Splat! And a very firm splat - the jarring on the pavement now has become one of my snapshots. Amazingly the wrist was undamaged, but there were bruises, plus cuts to my hands that have now healed but still with faint receding scars. I picked myself up, finished the run, and slunk off home in a deflated state. 

Under two months to 3rd April, and me feeling fearful about another fall with inadequate time to recover before the event - not being able to do the run was unthinkable. Luckily Parliament Hill Running Track is just up the road from me, so I played safe and took a one month subscription for the chance of dead flat running. The downside to dead flat running was that beyond 5k it was brain deadening despite headphones with a 'running' playlist. But it was ok.

Surely nothing else could happen? Well, if you have stuck with me until now you will know that the answer is 'no'. From about six weeks out I had sensed a slight niggle behind my left knee. As runners will know, first inclination is to run it off - usually the niggle will go after a bit, even if there is soreness after the run, With just over three weeks to go, I decided I had had enough of the track and set off on a last Heath run. From the beginning the niggle was there and not going away. The niggle became growing soreness, and just under 5k, thankfully near the bottom of Parliament Hill Fields, the soreness became ouch ouch and I had to pull up. Another depressive trudge home, wondering if I would get to the start line.

Enter Christos Sarafelntin. Christos specialises in sports massage, He also is an Ultra runner (for the uninitiated this means you do runs in excess of 100k - that is not a number error). I had booked him in anyway for a week's time, but now contacted him when home, and a couple of hours later hobbled round to the gym where he consults. The reassurance was astounding - I was not out of it, and with appropriate rest and moderate exercise I ought still to be able to participate. Positive attitude needed. After massage and some acupuncture I already felt a little better.

And so with a couple of further Christos sessions I more or less recovered, finally doing a 5k on the Heath a week or so before the event, and emerging unscathed.

The LLHM day: First to say that the whole thing was superbly organised, and my resolve had been fuelled by encouraging messages from Make-A-Wish including a hand-written card received through the post - lovely touch.
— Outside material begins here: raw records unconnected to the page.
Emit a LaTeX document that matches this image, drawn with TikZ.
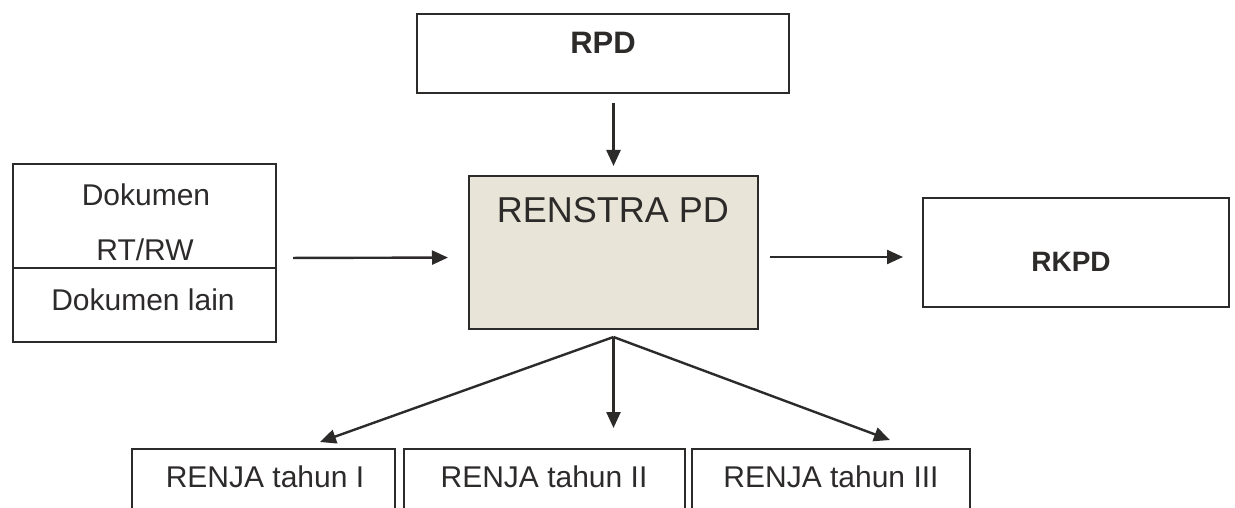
\documentclass[tikz,border=0pt]{standalone}
\usepackage{fontspec}
\setmainfont{Liberation Sans}
\usetikzlibrary{arrows.meta}
\definecolor{ink}{RGB}{45,42,42}
\definecolor{renfill}{RGB}{232,228,216}
\begin{document}
\begin{tikzpicture}[x=1pt, y=-1pt,
        box/.style={draw=ink, line width=2pt, inner sep=0pt, outer sep=0pt},
        txt/.style={text=ink, inner sep=0pt, font=\fontsize{30}{36}\selectfont},
        arr/.style={draw=ink, line width=2.4pt, -{Triangle[length=16pt, width=14pt]}}]
        \useasboundingbox (0, 0) rectangle (1235, 508);
        \clip (0, 0) rectangle (1235, 508);
        \node[box, minimum width=372pt, minimum height=79pt] (rpd) at (603, 53.5) {};
        \node[txt, font=\fontsize{31}{36}\selectfont\bfseries] (rpdtxt) at (603, 43) {RPD};
        \node[box, fill=renfill, minimum width=289pt, minimum height=153pt] (renstra) at (613.5, 252.5) {};
        \node[txt, font=\fontsize{36}{42}\selectfont] (renstratxt) at (613, 210) {RENSTRA PD};
        \node[box, minimum width=263pt, minimum height=178pt] (docs) at (144.5, 253) {};
        \draw[ink, line width=2pt] (docs.west |- 0, 268) -- (docs.east |- 0, 268);
        \node[txt] (dokumen) at (146, 195) {Dokumen};
        \node[txt] (rtrw) at (145, 250) {RT/RW};
        \node[txt] (lain) at (143, 300) {Dokumen lain};
        \node[box, minimum width=306pt, minimum height=109pt] (rkpd) at (1076, 252.5) {};
        \node[txt, font=\fontsize{28}{34}\selectfont\bfseries] (rkpdtxt) at (1071, 262) {RKPD};
        \node[box, minimum width=263pt, minimum height=80pt] (renjaI) at (263.5, 489) {};
        \node[box, minimum width=281pt, minimum height=80pt] (renjaII) at (544.5, 489) {};
        \node[box, minimum width=278pt, minimum height=80pt] (renjaIII) at (831, 489) {};
        \node[txt] (renjaItxt) at (265, 477) {RENJA tahun I};
        \node[txt] (renjaIItxt) at (544, 477) {RENJA tahun II};
        \node[txt] (renjaIIItxt) at (831, 477) {RENJA tahun III};
        \coordinate (apex) at ([yshift=-8pt]renstra.south);
        \draw[arr, shorten <=10pt, shorten >=10pt] (rpd.south -| renstra.north) -- (renstra.north);
        \draw[arr, shorten <=17pt, shorten >=21pt] ([yshift=-5pt]docs.east) -- ([yshift=-5pt]renstra.west);
        \draw[arr, shorten <=12pt, shorten >=20pt] ([yshift=-4.5pt]renstra.east) -- ([yshift=-4.5pt]rkpd.west);
        \draw[arr] (apex) -- ([xshift=56.5pt, yshift=7pt]renjaI.north);
        \draw[arr, shorten >=21pt] (apex) -- (apex |- renjaII.north);
        \draw[arr] (apex) -- ([xshift=59pt, yshift=9pt]renjaIII.north);
    \end{tikzpicture}
\end{document}
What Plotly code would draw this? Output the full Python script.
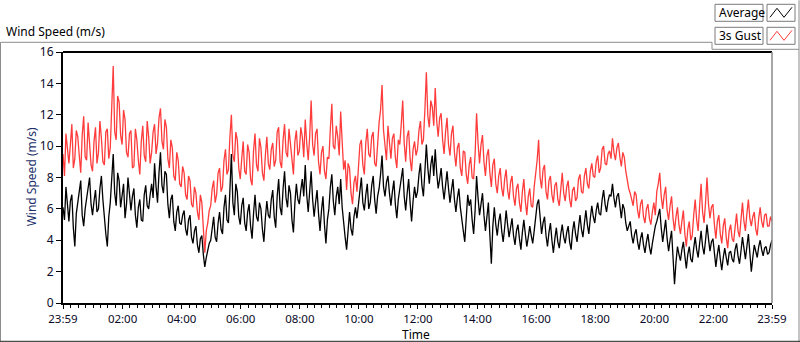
import plotly.graph_objects as go

# ---- data (3-minute samples from 23:59 to 23:59) ----
minutes_step = 3
gust = [
    9.5, 8.1, 10.8, 9.9, 8.9, 10.1, 11.4, 8.6, 9.2, 11.0, 10.6, 9.4, 8.3, 10.7, 11.9, 9.3, 9.1, 11.5, 10.2, 8.8,
    8.4, 10.3, 11.2, 8.9, 9.6, 11.6, 10.5, 9.0, 8.8, 10.9, 11.1, 9.2, 9.9, 12.4, 15.1, 10.9, 10.4, 13.2, 12.8, 10.7,
    10.1, 12.3, 11.7, 9.6, 9.3, 10.8, 11.0, 8.6, 8.7, 11.1, 10.4, 9.1, 8.2, 10.3, 11.3, 9.4, 9.0, 11.6, 10.6, 8.9,
    9.6, 10.9, 11.4, 9.5, 10.2, 11.8, 12.4, 10.3, 9.8, 11.7, 11.2, 9.2, 8.6, 10.4, 9.9, 8.1, 7.8, 9.6, 9.1, 7.6,
    7.4, 8.7, 8.3, 6.9, 6.6, 8.1, 7.8, 6.3, 6.1, 7.4, 7.0, 5.8, 5.3, 6.9, 6.4, 4.8, 3.2, 4.6, 5.1, 5.9,
    6.2, 7.3, 7.8, 6.4, 6.9, 8.3, 8.6, 7.1, 7.4, 9.1, 9.8, 8.2, 8.5, 10.6, 12.0, 9.4, 9.0, 10.9, 10.4, 8.6,
    7.9, 9.2, 10.3, 8.4, 8.2, 10.1, 9.6, 7.9, 7.5, 9.7, 10.8, 8.8, 8.4, 10.5, 9.9, 8.3, 7.8, 9.4, 10.6, 8.9,
    8.5, 9.8, 10.2, 8.7, 9.1, 10.9, 11.2, 9.0, 8.6, 10.4, 11.4, 9.6, 9.3, 11.1, 10.1, 8.8, 8.2, 10.3, 11.0, 9.4,
    9.7, 11.2, 10.6, 9.3, 11.7, 10.2, 9.1, 10.6, 12.9, 10.1, 9.4, 10.8, 11.1, 9.0, 8.2, 9.6, 10.0, 8.4, 7.9, 9.3,
    9.2, 11.1, 12.7, 10.0, 9.8, 11.3, 10.6, 9.4, 12.2, 10.3, 8.5, 9.1, 7.2, 8.9, 8.6, 7.0, 6.3, 7.7, 8.1, 7.1,
    8.9, 10.1, 10.4, 8.8, 8.2, 10.2, 11.1, 9.5, 9.3, 10.6, 10.9, 8.9, 8.7, 10.3, 11.5, 12.3, 13.9, 11.0, 10.2, 9.1,
    11.3, 10.2, 9.2, 10.5, 10.8, 9.3, 8.6, 10.4, 10.1, 11.4, 12.9, 10.2, 9.0, 10.6, 11.0, 9.2, 8.4, 9.8, 10.3, 9.4,
    9.8, 11.0, 11.6, 10.1, 10.4, 12.3, 14.7, 11.9, 11.2, 12.9, 12.5, 11.3, 13.7, 11.6, 10.6, 11.8, 12.1, 10.4, 9.5, 10.9,
    11.8, 10.1, 9.4, 10.8, 11.3, 9.6, 8.7, 9.9, 10.2, 8.6, 8.1, 9.7, 9.6, 8.2, 7.6, 8.8, 9.3, 8.0, 7.9, 9.5,
    12.1, 10.2, 8.9, 10.1, 10.7, 9.0, 8.1, 9.4, 9.8, 8.3, 7.4, 8.8, 9.2, 7.6, 7.0, 8.1, 8.6, 7.3, 6.8, 7.9,
    8.5, 7.2, 6.6, 7.7, 8.1, 6.8, 6.2, 7.3, 7.6, 6.4, 5.8, 7.1, 7.9, 6.5, 5.6, 6.8, 7.3, 6.2, 6.1, 7.4,
    8.2, 9.1, 10.4, 8.0, 7.3, 8.5, 8.8, 7.1, 6.6, 7.8, 8.1, 6.9, 6.4, 7.5, 7.7, 6.6, 6.2, 7.4, 8.3, 7.0,
    6.5, 7.4, 7.8, 6.6, 6.1, 7.2, 7.4, 6.5, 6.7, 7.9, 8.2, 7.1, 7.0, 8.1, 8.6, 7.6, 7.3, 8.4, 8.9, 8.1,
    8.0, 9.0, 9.4, 8.3, 8.6, 9.8, 10.0, 8.9, 8.8, 9.5, 9.7, 9.2, 10.5, 9.6, 9.1, 9.9, 10.2, 9.3, 8.7, 9.6,
    9.3, 8.4, 7.8, 7.3, 7.0, 6.5, 6.2, 7.1, 6.9, 5.9, 5.4, 6.3, 6.6, 5.5, 5.1, 6.0, 6.3, 5.4, 5.0, 5.8,
    6.4, 5.6, 7.1, 7.6, 8.3, 6.8, 6.0, 6.9, 7.4, 5.9, 5.3, 6.2, 6.8, 5.4, 4.6, 5.5, 6.1, 5.0, 4.4, 5.2,
    5.9, 4.4, 3.6, 4.7, 5.2, 4.0, 4.3, 5.6, 6.6, 5.3, 4.6, 6.2, 7.6, 5.8, 5.1, 6.4, 8.0, 6.3, 5.4, 6.1,
    6.3, 5.0, 4.1, 5.2, 5.6, 4.4, 3.8, 4.9, 5.4, 4.2, 3.5, 4.6, 5.0, 4.1, 3.9, 4.8, 5.7, 4.6, 4.2, 5.3,
    6.4, 5.2, 4.6, 5.7, 6.6, 5.4, 4.9, 5.5, 5.8, 4.7, 4.3, 5.4, 6.1, 5.2, 4.8, 5.6, 5.7, 4.9, 4.9, 5.5,
    5.2,
]
average = [
    6.1, 5.3, 7.4, 6.2, 5.2, 6.5, 6.9, 4.8, 3.6, 5.7, 6.3, 7.1, 7.8, 5.6, 4.9, 6.0, 6.6, 7.4, 8.0, 6.3,
    5.6, 6.5, 7.2, 5.8, 6.0, 7.3, 8.1, 6.6, 5.3, 4.4, 3.6, 5.5, 6.4, 7.8, 9.5, 7.0, 6.2, 8.3, 7.8, 6.1,
    6.8, 7.6, 5.4, 6.3, 8.0, 6.7, 5.9, 6.8, 7.3, 5.6, 4.8, 6.1, 6.6, 5.3, 5.2, 6.9, 7.5, 6.2, 6.0, 6.9,
    7.6, 6.7, 8.9, 7.4, 6.4, 8.3, 9.6, 7.5, 7.0, 8.4, 8.2, 6.3, 5.4, 6.6, 6.9, 5.2, 4.6, 5.8, 6.2, 5.1,
    5.0, 5.6, 5.9, 4.7, 4.3, 5.3, 5.6, 4.2, 3.8, 4.6, 4.9, 3.7, 3.2, 4.1, 4.3, 3.1, 2.3, 2.9, 3.4, 3.8,
    4.0, 4.8, 5.5, 4.2, 3.9, 5.1, 5.8, 4.7, 4.4, 6.1, 6.9, 5.3, 5.1, 7.2, 9.5, 6.4, 5.6, 7.6, 7.1, 5.5,
    5.0, 6.2, 6.7, 5.1, 4.6, 5.8, 6.3, 4.9, 4.1, 5.7, 6.9, 5.5, 5.2, 6.4, 6.0, 4.7, 3.9, 5.4, 6.5, 5.6,
    5.4, 6.6, 7.2, 5.5, 4.8, 6.8, 7.9, 6.1, 5.6, 7.3, 8.4, 6.7, 6.1, 7.5, 7.0, 5.3, 4.5, 6.4, 7.6, 6.6,
    6.3, 7.2, 7.9, 6.8, 8.8, 6.9, 5.8, 7.1, 8.4, 6.6, 5.5, 6.4, 7.2, 5.7, 4.6, 5.9, 6.8, 5.0, 3.8, 5.3,
    6.0, 7.4, 8.2, 6.5, 5.6, 6.8, 7.4, 6.3, 7.9, 6.1, 4.9, 4.2, 3.4, 4.8, 5.8, 4.7, 4.3, 5.5, 6.1, 5.4,
    6.2, 7.1, 8.0, 6.4, 5.9, 6.9, 7.6, 6.0, 6.4, 7.5, 8.1, 6.6, 5.7, 6.8, 7.3, 8.2, 9.4, 7.4, 6.8, 7.7,
    8.1, 7.0, 6.2, 7.1, 7.8, 6.3, 5.4, 6.6, 7.2, 7.9, 8.6, 6.8, 5.9, 7.0, 7.9, 6.4, 5.2, 6.5, 7.4, 6.7,
    7.1, 8.2, 8.9, 7.5, 6.8, 8.4, 10.1, 8.6, 7.6, 8.8, 9.4, 8.1, 9.8, 8.3, 7.3, 7.9, 8.6, 7.4, 6.6, 7.5,
    8.4, 7.3, 6.4, 7.2, 7.9, 6.6, 5.8, 6.7, 7.3, 6.1, 5.5, 4.6, 3.9, 5.8, 6.9, 6.2, 6.6, 5.3, 4.4, 5.9,
    8.1, 6.7, 5.6, 6.3, 7.0, 5.6, 4.6, 5.5, 6.4, 4.3, 2.5, 4.9, 6.1, 5.0, 4.3, 5.2, 5.7, 4.6, 3.9, 4.8,
    5.9, 5.0, 4.2, 4.8, 5.4, 4.3, 3.7, 4.6, 5.0, 4.1, 3.4, 4.5, 5.3, 4.4, 3.6, 4.2, 4.9, 4.3, 3.8, 4.6,
    5.7, 6.3, 6.6, 5.2, 4.4, 5.1, 5.5, 4.3, 3.6, 4.5, 5.1, 4.0, 3.2, 4.1, 4.8, 3.9, 3.5, 4.4, 5.0, 4.2,
    3.8, 4.5, 4.9, 3.9, 3.4, 4.6, 5.2, 4.4, 3.9, 4.8, 5.6, 4.7, 4.2, 5.1, 5.9, 5.0, 4.4, 5.4, 6.2, 5.5,
    5.1, 5.9, 6.4, 5.7, 5.6, 6.6, 7.2, 6.3, 5.8, 6.5, 6.9, 6.8, 7.6, 6.7, 6.1, 6.8, 7.0, 6.2, 5.4, 6.3,
    6.0, 5.1, 4.6, 4.9, 5.2, 4.3, 3.8, 4.4, 4.7, 3.9, 3.4, 4.1, 4.5, 3.7, 3.2, 3.9, 4.4, 3.6, 3.1, 3.8,
    4.5, 4.9, 5.2, 5.6, 6.0, 4.8, 3.9, 4.6, 5.3, 4.1, 3.3, 4.0, 4.6, 2.9, 1.2, 2.6, 3.6, 3.1, 2.7, 3.4,
    3.9, 3.0, 2.2, 3.1, 3.6, 2.8, 2.6, 3.5, 4.2, 3.4, 2.9, 3.8, 4.6, 3.6, 3.1, 4.0, 5.0, 4.1, 3.3, 3.9,
    4.1, 3.2, 2.3, 3.1, 3.7, 2.8, 2.1, 2.9, 3.5, 2.9, 2.4, 3.2, 3.3, 2.8, 2.6, 3.4, 3.8, 3.0, 2.5, 3.3,
    4.2, 3.5, 2.8, 3.6, 4.4, 3.2, 2.0, 2.9, 3.7, 3.3, 2.9, 3.6, 4.0, 3.4, 3.0, 3.5, 3.6, 3.1, 3.2, 3.7,
    4.0,
]
tick_minutes = [0, 121, 241, 361, 481, 601, 721, 841, 961, 1081, 1201, 1321, 1440]
tick_labels = ["23:59", "02:00", "04:00", "06:00", "08:00", "10:00", "12:00",
               "14:00", "16:00", "18:00", "20:00", "22:00", "23:59"]
series_names = ["Average", "3s Gust"]

times_g = [i * minutes_step for i in range(len(gust))]
times_a = [i * minutes_step for i in range(len(average))]

W, H = 800, 342
L, R, T, B = 63, 772, 51.7, 302.7
FONT = "Noto Sans"


def px(xp):
    return (xp - L) / (R - L)


def py(yp):
    return (B - yp) / (B - T)


fig = go.Figure()
fig.add_trace(go.Scatter(x=times_g, y=gust, mode="lines", name=series_names[1],
                         line=dict(color="#ff3c3c", width=1.3), showlegend=False))
fig.add_trace(go.Scatter(x=times_a, y=average, mode="lines", name=series_names[0],
                         line=dict(color="#000000", width=1.3), showlegend=False))

fig.update_layout(
    width=W, height=H,
    margin=dict(l=L, r=W - R, t=T, b=H - B, pad=0),
    paper_bgcolor="white", plot_bgcolor="white",
    font=dict(family=FONT, size=12, color="#000000"),
    xaxis=dict(range=[0, 1440], tickvals=tick_minutes, ticktext=tick_labels,
               ticks="outside", ticklen=4, tickwidth=1, tickcolor="#000",
               showgrid=False, zeroline=False, showline=True, linecolor="#000", linewidth=2,
               minor=dict(ticks="outside", ticklen=3, tickcolor="#000", tick0=1, dtick=15,
                          showgrid=False),
               tickfont=dict(size=11.5, family=FONT, color="#0a0a28")),
    yaxis=dict(range=[0, 16], dtick=2, ticks="outside", ticklen=5, tickcolor="#000",
               showgrid=False, zeroline=False, showline=True, linecolor="#000", linewidth=2,
               tickfont=dict(size=12, family=FONT, color="#0a0a28")),
)

shapes = []
shapes.append(dict(type="line", xref="paper", yref="paper", x0=0, x1=1, y0=1, y1=1,
                   line=dict(color="#000", width=2)))
shapes.append(dict(type="line", xref="paper", yref="paper", x0=1, x1=1, y0=0, y1=1,
                   line=dict(color="#8a8a8a", width=1.5)))
gray = "#8c8c8c"
for (x0, y0, x1, y1, c) in [(0.5, 42, 712, 42, gray), (712, 42, 712, 49, gray),
                             (712, 49, 799, 49, gray), (799, 0, 799, 342, gray),
                             (0.5, 42, 0.5, 341, gray), (0, 341, 800, 341, "#222")]:
    shapes.append(dict(type="line", xref="paper", yref="paper",
                       x0=px(x0), x1=px(x1), y0=py(y0), y1=py(y1),
                       line=dict(color=c, width=1)))
legend_rows = [(4, 21, "#000000"), (27, 44, "#ff3c3c")]
for (ya, yb, col) in legend_rows:
    shapes.append(dict(type="rect", xref="paper", yref="paper",
                       x0=px(715), x1=px(763), y0=py(yb), y1=py(ya),
                       line=dict(color="#7a7a7a", width=1), fillcolor="white"))
    shapes.append(dict(type="rect", xref="paper", yref="paper",
                       x0=px(767), x1=px(795), y0=py(yb), y1=py(ya),
                       line=dict(color="#7a7a7a", width=1), fillcolor="white"))
    pts = [(770, yb - 4), (777, ya + 4), (784, yb - 4), (792, ya + 3)]
    path = "M " + " L ".join(f"{px(a):.5f},{py(b):.5f}" for a, b in pts)
    shapes.append(dict(type="path", xref="paper", yref="paper", path=path,
                       line=dict(color=col, width=1)))
fig.update_layout(shapes=shapes)

ann = []
ann.append(dict(text="Wind Speed (m/s)", xref="paper", yref="paper", x=px(4), y=py(31),
                xanchor="left", yanchor="middle", showarrow=False,
                font=dict(size=12, family=FONT, color="#000")))
ann.append(dict(text="Wind Speed (m/s)", xref="paper", yref="paper", x=px(31), y=py(177),
                xanchor="center", yanchor="middle", textangle=-90, showarrow=False,
                font=dict(size=12, family=FONT, color="#1c2f6b")))
ann.append(dict(text="Time", xref="paper", yref="paper", x=px(416), y=py(334.5),
                xanchor="center", yanchor="middle", showarrow=False,
                font=dict(size=12, family=FONT, color="#000")))
for (ya, yb, col), name in zip(legend_rows, series_names):
    ann.append(dict(text=name, xref="paper", yref="paper", x=px(717), y=py((ya + yb) / 2),
                    xanchor="left", yanchor="middle", showarrow=False,
                    font=dict(size=12, family=FONT, color="#000")))
fig.update_layout(annotations=ann)

fig.write_html("out.html", post_script="document.body.style.margin='0px';",
               config={"displayModeBar": False})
And enough sponsorship to bump up my target a couple of times. 

The run: So much encouragement from spectators, and with Team Colin dodging around central London to cheer me on every couple of miles. I'll level: up to 15k was comfortable, 15-18k was sort of ok, and the rest up to 21k bloody hard. The last stretch is along the Embankment from Tower Hill to Downing Street - the crowd (and Make-A Wish team was there at 12.5 miles to cheer) were terrific, but the legs felt near shutting down, and there were a few short walking spells.

With no more than 500m to go, I did a little walk round the corner from Northumberland Avenue towards Whitehall, thinking that I would only now see the gang after the Finish, to find them (to my embarrassment)  standing waiting. I picked up the legs, and younger daughter trotted alongside me for 30 metres or so to give me that last boost.

And the finishing line. I leaned against a barrier. A St John's Ambulance person came to check if I was ok. I said I was just stretching. It was 90% true. I had done it.


If you have lasted until now, thank you. I will end with my subsequent exchange with Christos, and will share his message back:

'Congratulations, that's an amazing effort. I am glad I managed to help you, but your will and resilience were the main factors'.

I am back to feeling the sense of me, me, me with which I started this piece. Many of you will have taken on, or will take on in the future, a challenge at least as tough as mine. I can only say that nothing is impossible, and making it a fundraising effort adds to the satisfaction of achieving the goal. Perhaps I could see doing the LLHM as my 'Wish" - if so, it came true.



The author is a writer, speaker, historian, occasional tour guide, and former Managing Partner of a City law firm....and also a runner.